Tuttavia, allo stesso tempo, è impossibile non essere colpiti dal fatto che Gandalf Il (veramente) Bianco, l'accecante luce bianca della fiala di Galadriel, la Bianca Signora di Rohan e così via, in contrapposizione alla Terra Nera, La Lingua Nera, I Cavalieri Neri etc. C'è sicuramente un disegno in atto, e forse un problema, sebbene non neccessariamente uno che implichi la razza.
Piuttosto è parte di una valutazione morale profondamente radicata nella cultura "Occidentale" che comprende fortemente polarizzazioni su scala di valori gerarchici con il primo termine apprezzato sul secondo: la luce contro le tenebre, l'alto contro il basso, l'interiore contro l'esteriore, la cultura contro la natura e il maschile contro il femminile[30]. Gli effetti tossici di queste valutazioni sulla razza, il genere, la classe e oltre, sono stati e rimangono considerevoli. Tuttavia, data la loro ubiquità e antichità- almeno a partire da Platone, e amplificati cento volte dalla teologia Cristiana- sarebbe stato molto difficile, se non impossibile, per Tolkien non utilizzarli. E se i lettori li accettano acriticamente, allora potrebbe realmente esserci un problema con la cosmologia morale di Tolkien.
Ma ciò è un rischio, non un risultato ineluttabile, e io personalmente ritengo che in questo caso, è un prezzo che vale la pena pagare. Altrimenti non ci sarebbe stata alcuna storia.

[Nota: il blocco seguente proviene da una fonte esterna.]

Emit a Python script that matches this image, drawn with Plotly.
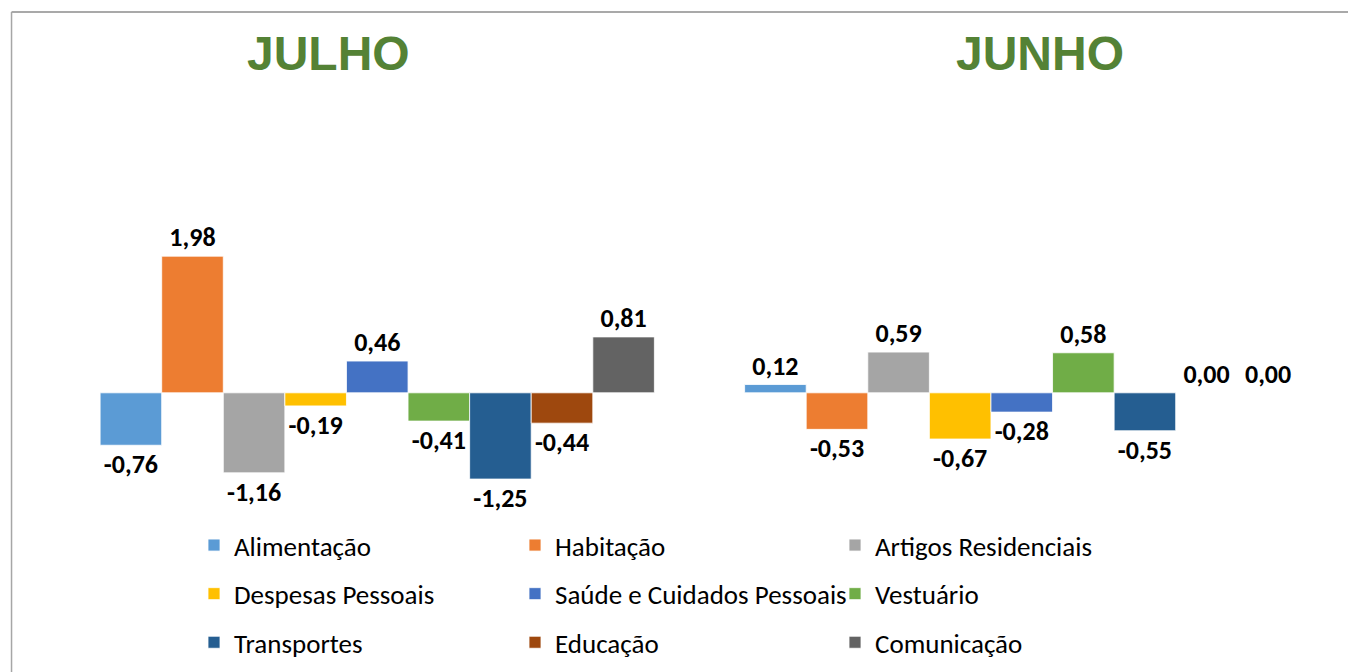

C'è un collegamento tra le due parti di questo articolo? Gli effetti falsanti e devastanti di queste polarità cariche di valori dipendono dal fatto che esse vengano tenute separate, con la prima parte incontaminata dalla seconda. Ma l'opera di Tolkien ci ricorda che proprio come l'Incarnazione ha sovvertito tale polarità- il sommo divino diventa un essere singolare, limitato, vulnerabile - così la Crocifissione e la Resurrezione forse sovvertono la polarità definitiva: vita e morte ( ovvero finchè nessuna delle due è contenuta nell'altra.)
Personalmente posso solo sperare che il valore simbolico di questa conclusione si estenda oltre la sua origine formalmente Cristiana. E che la speranza ci riporti all'imperfezione e all'incertezza.